Wednesday, August 9, 2017

Finding the Lost Generation: To Walk Where They Walked




One of the strangest, most mystical things I have experienced in the places I have lived, worked, or visited, is the way a space is filled with the history of the people who were there before. People sometimes talk about this when they tour some place of historical significance - especially if people once suffered there. To walk through Flanders Fields, so I have heard, is a haunting experience. No doubt, the WWI soldiers of the Lost Generation were among those who suffered the most of that era. 

Walking through old city streets, well known for the generation that once lived there, you sometimes feel the weight of their everyday hopes and fears, even if you don't know what their specific stories were. Sometimes you experience the presence of their stories like you feel humidity - you can't see the dampness, but you can definitely feel it rising off the sidewalks.


The Lost Generation was raised in a world of shadowbox signs lit with Edison bulbs and made their way in the world as adults when neon lit up behind glass window panes. Similarly, Generation X was raised in an analog world and came of age as the digital age began taking over. We are also called a 'lost' generation. We are, as generations go, their kindred spirits.


When I go walking through a neighborhood once lived in by the Lost Generation, I think of the childhoods they had, some beautiful and idyllic, some dark. I picture some of them growing up on farms in small Midwestern towns and some working in cities in factories at a far too young age.

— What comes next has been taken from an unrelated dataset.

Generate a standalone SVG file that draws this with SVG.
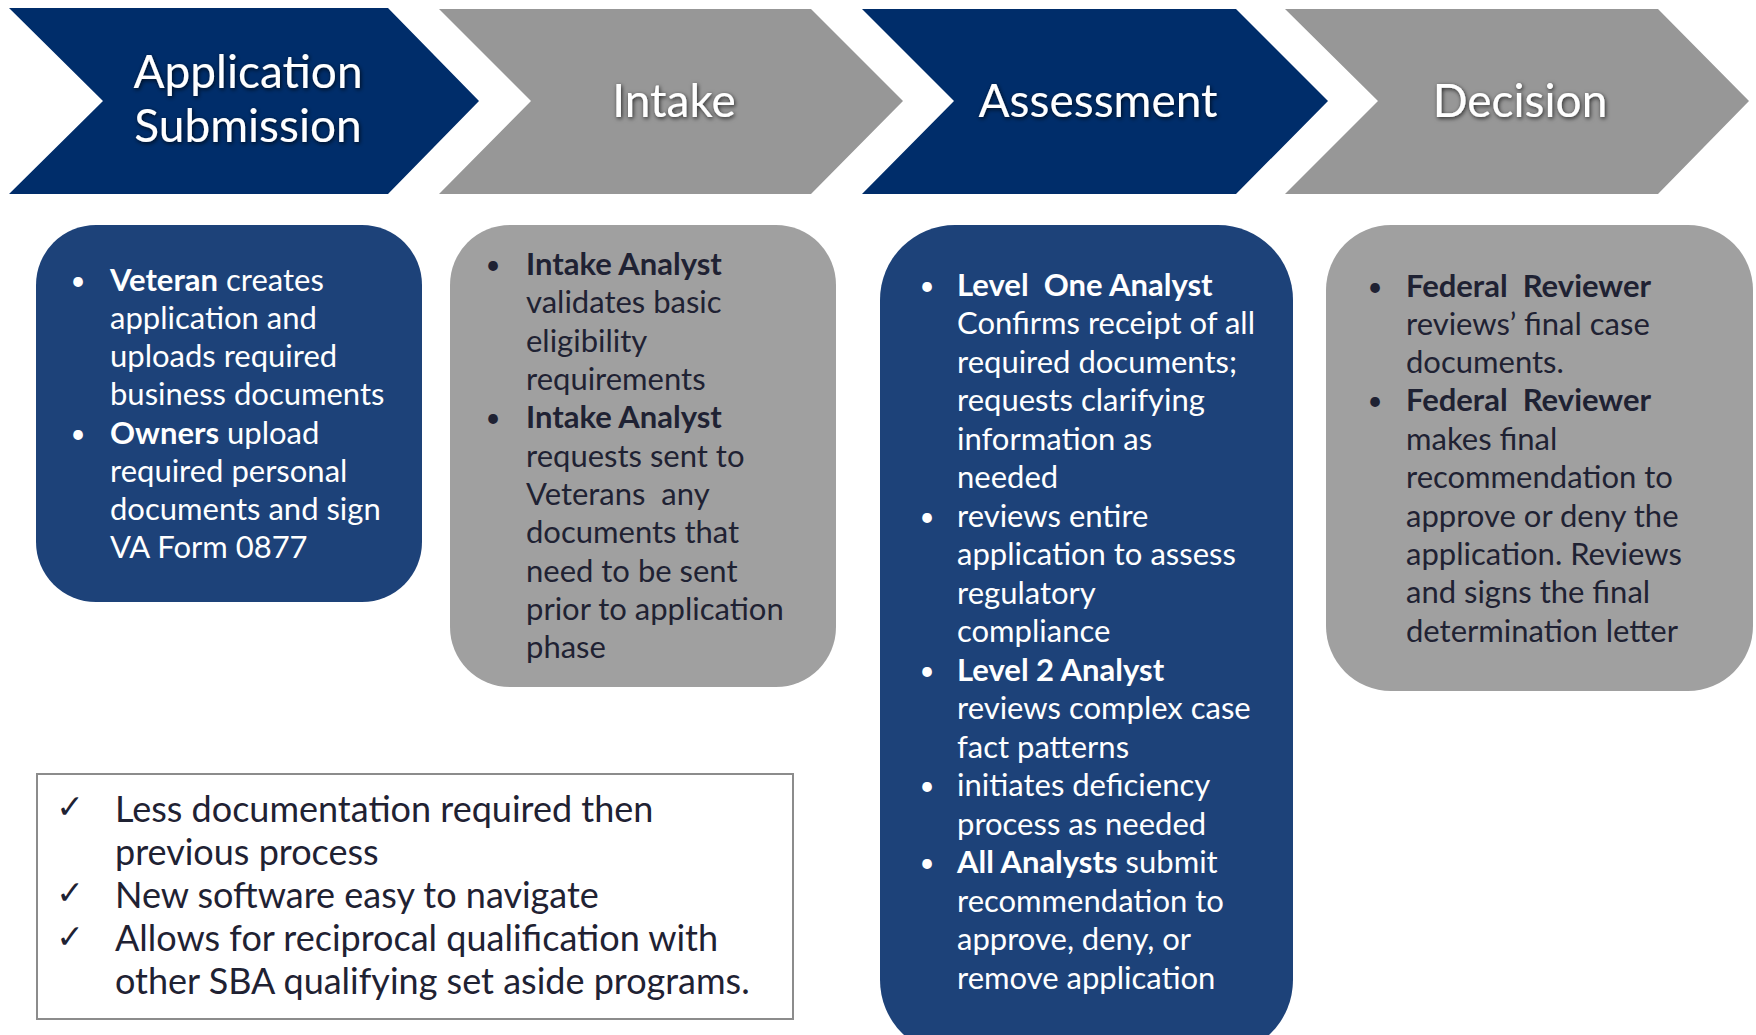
<svg xmlns="http://www.w3.org/2000/svg" width="1756" height="1035" viewBox="0 0 1756 1035">
<defs>
<filter id="glow" x="-20%" y="-30%" width="140%" height="160%">
<feDropShadow dx="1" dy="1.5" stdDeviation="2.2" flood-color="#000" flood-opacity="0.75"/>
</filter>
</defs>
<style>
.navyC{fill:#002D6A}
.grayC{fill:#979797}
.navyB{fill:#1D4279}
.grayB{fill:#A0A0A0}
.title{font-family:Lato,"Liberation Sans",sans-serif;font-size:46px;fill:#fff;text-anchor:middle;filter:url(#glow)}
.wt{font-family:Lato,"Liberation Sans",sans-serif;font-size:31px;fill:#fff}
.dk{font-family:Lato,"Liberation Sans",sans-serif;font-size:31px;fill:#1F2233}
.b{font-weight:bold}
.bul{text-anchor:middle;font-size:26px}
.note{font-family:Lato,"Liberation Sans",sans-serif;font-size:36px;fill:#1F2233}
.chk{font-family:"DejaVu Sans",sans-serif;font-size:33px;fill:#1F2233;text-anchor:middle}
</style>
<rect width="1756" height="1035" fill="#fff"/>

<g id="chevron-application">
<polygon class="navyC" points="9,8 388,8 479,101 388,194 9,194 103,101"/>
<text class="title" x="248" y="88">Application</text>
<text class="title" x="248" y="142">Submission</text>
</g>
<g id="chevron-intake">
<polygon class="grayC" points="439,9 811,9 903,101 811,194 439,194 531,101"/>
<text class="title" x="674" y="117">Intake</text>
</g>
<g id="chevron-assessment">
<polygon class="navyC" points="862,9 1236,9 1328,101 1236,194 862,194 954,101"/>
<text class="title" x="1098" y="117">Assessment</text>
</g>
<g id="chevron-decision">
<polygon class="grayC" points="1285,9 1658,9 1749,101 1658,194 1285,194 1378,101"/>
<text class="title" x="1520" y="117">Decision</text>
</g>

<g id="box-application">
<rect class="navyB" x="36" y="225" width="386" height="377" rx="60" ry="60"/>
<text class="wt bul" x="78" y="290">•</text>
<text class="wt bul" x="78" y="443">•</text>
<text class="wt" x="110" y="291"><tspan class="b">Veteran</tspan> creates</text>
<text class="wt" x="110" y="329">application and</text>
<text class="wt" x="110" y="367">uploads required</text>
<text class="wt" x="110" y="405">business documents</text>
<text class="wt" x="110" y="444"><tspan class="b">Owners</tspan> upload</text>
<text class="wt" x="110" y="482">required personal</text>
<text class="wt" x="110" y="520">documents and sign</text>
<text class="wt" x="110" y="558">VA Form 0877</text>
</g>

<g id="box-intake">
<rect class="grayB" x="450" y="225" width="386" height="462" rx="60" ry="60"/>
<text class="dk bul" x="493" y="274">•</text>
<text class="dk bul" x="493" y="427">•</text>
<text class="dk b" x="526" y="275">Intake Analyst</text>
<text class="dk" x="526" y="313">validates basic</text>
<text class="dk" x="526" y="352">eligibility</text>
<text class="dk" x="526" y="390">requirements</text>
<text class="dk b" x="526" y="428">Intake Analyst</text>
<text class="dk" x="526" y="467">requests sent to</text>
<text class="dk" x="526" y="505" style="white-space:pre">Veterans  any</text>
<text class="dk" x="526" y="543">documents that</text>
<text class="dk" x="526" y="582">need to be sent</text>
<text class="dk" x="526" y="620">prior to application</text>
<text class="dk" x="526" y="658">phase</text>
</g>

<g id="box-assessment">
<rect class="navyB" x="880" y="225" width="413" height="830" rx="75" ry="75"/>
<text class="wt bul" x="927" y="295">•</text>
<text class="wt bul" x="927" y="526">•</text>
<text class="wt bul" x="927" y="680">•</text>
<text class="wt bul" x="927" y="795">•</text>
<text class="wt bul" x="927" y="872">•</text>
<text class="wt b" x="957" y="296" style="white-space:pre">Level  One Analyst</text>
<text class="wt" x="957" y="334">Confirms receipt of all</text>
<text class="wt" x="957" y="373">required documents;</text>
<text class="wt" x="957" y="411">requests clarifying</text>
<text class="wt" x="957" y="450">information as</text>
<text class="wt" x="957" y="488">needed</text>
<text class="wt" x="957" y="527">reviews entire</text>
<text class="wt" x="957" y="565">application to assess</text>
<text class="wt" x="957" y="604">regulatory</text>
<text class="wt" x="957" y="642">compliance</text>
<text class="wt b" x="957" y="681">Level 2 Analyst</text>
<text class="wt" x="957" y="719">reviews complex case</text>
<text class="wt" x="957" y="758">fact patterns</text>
<text class="wt" x="957" y="796">initiates deficiency</text>
<text class="wt" x="957" y="835">process as needed</text>
<text class="wt" x="957" y="873"><tspan class="b">All Analysts</tspan> submit</text>
<text class="wt" x="957" y="912">recommendation to</text>
<text class="wt" x="957" y="950">approve, deny, or</text>
<text class="wt" x="957" y="989">remove application</text>
</g>

<g id="box-decision">
<rect class="grayB" x="1326" y="225" width="427" height="466" rx="65" ry="65"/>
<text class="dk bul" x="1375" y="296">•</text>
<text class="dk bul" x="1375" y="410">•</text>
<text class="dk b" x="1406" y="297" style="white-space:pre">Federal  Reviewer</text>
<text class="dk" x="1406" y="335">reviews’ final case</text>
<text class="dk" x="1406" y="373">documents.</text>
<text class="dk b" x="1406" y="411" style="white-space:pre">Federal  Reviewer</text>
<text class="dk" x="1406" y="450">makes final</text>
<text class="dk" x="1406" y="488">recommendation to</text>
<text class="dk" x="1406" y="527">approve or deny the</text>
<text class="dk" x="1406" y="565">application. Reviews</text>
<text class="dk" x="1406" y="603">and signs the final</text>
<text class="dk" x="1406" y="642">determination letter</text>
</g>

<g id="benefits">
<rect x="37" y="774" width="756" height="245" fill="#fff" stroke="#8C8C8C" stroke-width="2"/>
<text class="chk" x="70" y="818">✓</text>
<text class="chk" x="70" y="904">✓</text>
<text class="chk" x="70" y="948">✓</text>
<text class="note" x="115" y="822">Less documentation required then</text>
<text class="note" x="115" y="865">previous process</text>
<text class="note" x="115" y="908">New software easy to navigate</text>
<text class="note" x="115" y="951">Allows for reciprocal qualification with</text>
<text class="note" x="115" y="994">other SBA qualifying set aside programs.</text>
</g>

<g id="connectors"/>
</svg>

I picture those with good childhoods visiting candy stores like this one, filling up a brown paper bag and riding their little wooden scooter home.

I picture the conversations of the Lost Generation in alleys surrounded by red brick buildings on early summer evening nights. If their generation was also nomadic generation - a 'lost' generation - then what message did they have for Generation X? Since they already lived through a similar time in history, made it to the other side, and are collectively similar to us,

that's the question I keep asking on this one-year journey as I look for the Lost Generation.



What we don't realize as we move through time, as we quietly revolve with the Earth, is that we are leaving a legacy, not just with each passing day, but with each passing hour, in our thoughts, in our intentions, in the words we speak, in the words leave unspoken. We leave a legacy by what we survive, from what we break ourselves away from, by the way we overcome.


I have a few memories of those who were very old when I was very young, though there are too many Lost Generation people in my family that I never got a chance to meet.


The same way the tall flowers in yards once leaned toward turn-of-the-century kitchens to eavesdrop on dinner table conversations, is how I am searching for the words and wisdom of the Lost Generation. Sometimes, beyond the words of T.S. Eliott, or E.E. Cummings, I wonder about those who never were able to put their thoughts down on paper, those whose lives are now just documented by a couple of photographs, some passed on stories, or a digital copy of their 1920 census information.


I remember the fireflies that would dance in the humid summer air in the yard of my great-grandparents' house in Illinois. When the day would come to an end for the Lost Generation, night would fall quietly on their houses, and stories of their lives would lean in golden light against their window panes. That light would slowly make its way to the sidewalks, to the streets, hoping to make its way into the world, wanting to be heard. 

The streets still hold that glow, that golden light, the streets still hold the story of the Lost Generation.